Tanto en el trauma por exceso como aquel por defecto, el sujeto sabe y tiene consciencia de ello así no se lo comunique al otro. Puede hablar del horror que otros le infligieron a él y de aquello de lo que fue castrado y que, las más de las veces, hace el crisol de sus desdichas. Más oscuramente, nos hemos enfrentado también a una dimensión menos asequible del trauma, justamente cuando el sujeto no sabe lo que no ha ocurrido. Hay cosas que se sabe que se saben, otras que se sabe que no se saben, incluso cosas que no se sabe que se saben, ese saber dormido al que el sujeto se despierta por medio de un análisis. Pero existe también lo que el sujeto no sabe que no sabe. Es ese el más nítido agujero de lo real.  Y podría no tener relevancia si no es porque, en la transferencia, nos vemos compelidos a los efectos de vacuidad de ese no saber.
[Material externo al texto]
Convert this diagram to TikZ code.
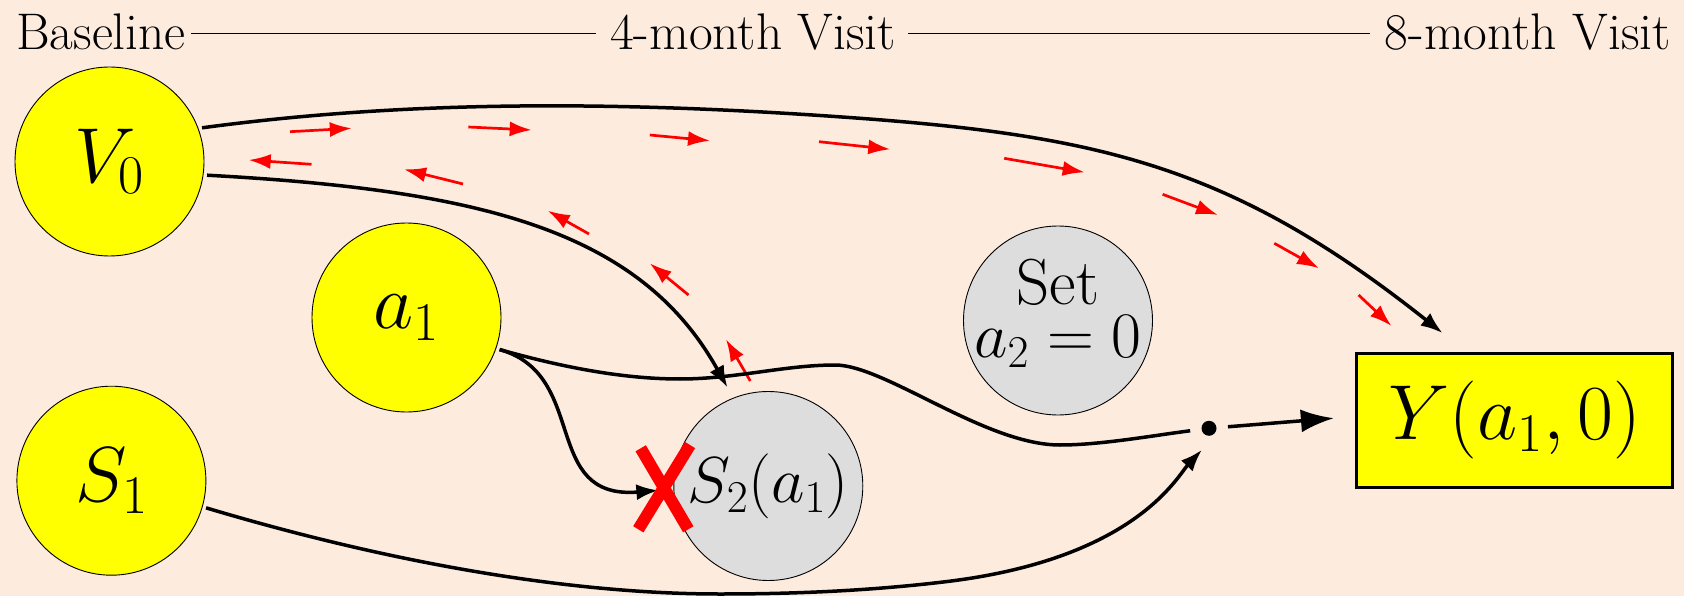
\RequirePackage{fix-cm}
\documentclass[tikz,border=0pt]{standalone}
\usepackage{fontspec}
\usetikzlibrary{arrows.meta,calc}
\definecolor{bgpeach}{RGB}{253,235,222}
\definecolor{nodegray}{RGB}{221,221,221}
\definecolor{nodeyellow}{RGB}{255,255,0}
\tikzset{
  every node/.style={inner sep=0pt},
  titletext/.style={font=\fontsize{51.5}{60}\selectfont},
  tline/.style={line width=1.3pt},
  ycirc/.style={circle, draw=black, line width=0.9pt, fill=nodeyellow, minimum size=189pt, outer sep=4pt, font=\fontsize{78}{90}\selectfont},
  gcirc/.style={circle, draw=black, line width=0.9pt, fill=nodegray, minimum size=189pt, outer sep=4pt, font=\fontsize{65}{53}\selectfont},
  ybox/.style={rectangle, draw=black, line width=3.5pt, fill=nodeyellow, minimum width=316pt, minimum height=134pt, font=\fontsize{78}{90}\selectfont},
  dotnode/.style={circle, minimum size=38pt, outer sep=0pt},
  conn/.style={line width=3.5pt, -{Latex[length=22pt,width=16pt]}},
  bigconn/.style={line width=3.5pt, -{Latex[length=33pt,width=23pt]}},
  plainconn/.style={line width=3.5pt},
  redarr/.style={red, line width=2.7pt, -{Latex[length=22pt,width=15pt]}},
  crossmark/.style={red, line width=12pt}
}
\begin{document}
\begin{tikzpicture}[x=1pt,y=-1pt]
\fill[bgpeach] (0,0) rectangle (1684,596);
\useasboundingbox (0,0) rectangle (1684,596);

% timeline
\node[titletext, anchor=base west] (bl) at (16,50) {Baseline};
\node[titletext, anchor=base west] (four) at (610,50) {4-month Visit};
\node[titletext, anchor=base east] (eight) at (1671,50) {8-month Visit};
\draw[tline] ($(bl.base east)+(5,-16.7)$) -- ($(four.base west)+(-14,-16.7)$);
\draw[tline] ($(four.base east)+(12,-16.7)$) -- ($(eight.base west)+(-15,-16.7)$);

% nodes
\node[ycirc] (V0) at (109.5,161.5) {$V_0$};
\node[ycirc] (a1) at (406.5,317.5) {$a_1$};
\node[ycirc] (S1) at (111.4,480.7) {$S_1$};
\node[gcirc] (S2) at (768.3,486) {$S_2(a_1)$};
\node[gcirc, label={[align=center, font=\fontsize{65}{53}\selectfont, yshift=7pt]center:{Set\\$a_2=0$}}] (set) at (1058,320.5) {};
\node[ybox] (Y) at (1514.6,420.5) {$Y(a_1,0)$};
\node[dotnode] (dot) at (1209,428.3) {};
\fill (dot.center) circle[radius=7.5pt];

% red path arrows
\foreach \sx/\sy/\tx/\ty in {290/131.7/351.8/128.3, 468.3/127/531.7/130, 649.8/135/710/140.7, 819/141.7/890.3/149.3, 1004.2/158.3/1084.7/172.3, 1162.6/194.3/1218/215, 1274.3/243.3/1319/268.3, 1358.6/295/1391.5/326,
  311.5/164.3/248.7/160, 463/184/404/169.3, 589/234/547.8/210.7, 688.5/295/649.8/263.3, 750.3/381/726/339.3}
  \draw[redarr] (\sx,\sy) -- (\tx,\ty);

% connectors
\draw[conn, shorten >=30pt] (V0.20) .. controls (416,99) and (629,102) .. (842,117)
   .. controls (1100,135) and (1232,166) .. ([xshift=-48.5pt]Y.north);
\draw[conn, shorten >=8pt] (V0.-8) .. controls (480,190) and (640,230) .. (S2.112);
\draw[conn, shorten >=11.5pt] (a1.-19) .. controls (590,375) and (540,500) .. (S2.182);
\draw[plainconn] (a1.-19) .. controls (558,366) and (620,379) .. (680,379)
   .. controls (735,379) and (785,365) .. (835,365)
   .. controls (885,365) and (985,445) .. (1060,445)
   .. controls (1100,445) and (1150,436) .. (dot);
\draw[conn, shorten >=4pt] (S1.-16) .. controls (377,559) and (560,594) .. (720,594)
   .. controls (795,594) and (870.7,590.7) .. (945.7,581.7)
   .. controls (1135.7,558.9) and (1177.4,476) .. (dot.-103);
\draw[bigconn, shorten >=21pt] (dot) -- ([yshift=4pt]Y.west);

% cross-out mark on the a1 -> S2 arrow
\draw[crossmark] (640.7,448.3) -- (688.3,529.3) (690,445) -- (638.3,529.3);
\end{tikzpicture}
\end{document}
En ocasiones el síntoma neurótico repite lo no dicho de los padres. Las coordenadas de los dramas familiares encuentran su consistencia en la gravitación en torno a secretos imposibles, muchas veces cargados de la sustancia de los diques de la pulsión: historias vergonzosas, pudorosas o que producen asco. El silencio juega su papel fundamental y sabemos que no porque de ello no se hable deja de pasar, contenido y preservado, de generación en generación. Así, por el hecho que de aquello no se hable no deja de lograr su permutación de generación en generación. Cada generación tiene el encargo inconsciente de transmitir sin saber, y con la pretensión de que siga durmiendo, lo silenciado de la generación anterior. De alguna manera, ello muestra lo que se aloja en los resquicios del lazo social, la materia oscura de los vínculos humanos, la fuerza de la agremiación y su más básico malentendido. No tiene nada que ver con un inconsciente colectivo; es el efecto de las palabras con las que interpretamos el mundo y que nos han legado nuestros otros primordiales, no sin su deseo. No hay ningún furor curandis o fanatismo por despertar verdades dormidas, pero sí hay la disposición de alojarlas en la transferencia y de producir, en el momento adecuado para el sujeto, el acto analítico que permita que algo de lo real que lo trasciende lo deje de agobiar.

 
Notas:

[1] Lévinas, Emmanuel. (1974) De Otro Modo que Ser o Más Allá de la Esencia. Salamanca: Sígueme, 2003, p. 101.
[2] Cf. Lacan, Jacques. (1958) A direção do tratamento e os princípios de seu poder. In: Escritos. Tradução: Vera Ribeiro. Rio de Janeiro: Zahar, 1998, p. 591-652.
[3] Gutiérrez-Peláez, Miguel. Confusión de Lenguas. Un Retorno a Sandor Ferenczi. Buenos Aires: Eudem, 2012, p. 140.

 
Imagem: Betina Levin | Mi Ninez | Buenos Aires | [s. d.] | acrílico sobre tela

Miguel Gutiérrez-Peláez, PhD, es director del Programa de Psicología de la Universidad del Rosario, en la Escuela de Medicina y Ciencias de la Salud (Bogotá, Colombia), donde dirige la revista Avances en Psicología Latinoamericana. Es miembro fundador del Centro de Estudios Psicosociales (CEPSO) y miembro del Grupo de Estudios Interdisciplinarios sobre Paz y Conflicto (JANUS) de la misma universidad. Psicólogo de la Pontificia Universidad Javeriana (PUJ, Bogotá, Colombia), es magíster en Psicoanálisis y doctor en Psicología de la Universidad de Buenos Aires (UBA, Buenos Aires, Argentina). Psicoanalista miembro de la Asociación Mundial de Psicoanálisis (AMP) y de la Nueva Escuela Lacaniana (NEL), es secretario para Colombia de la Asociación Mundial de Rehabilitación Psicosocial (WAPR).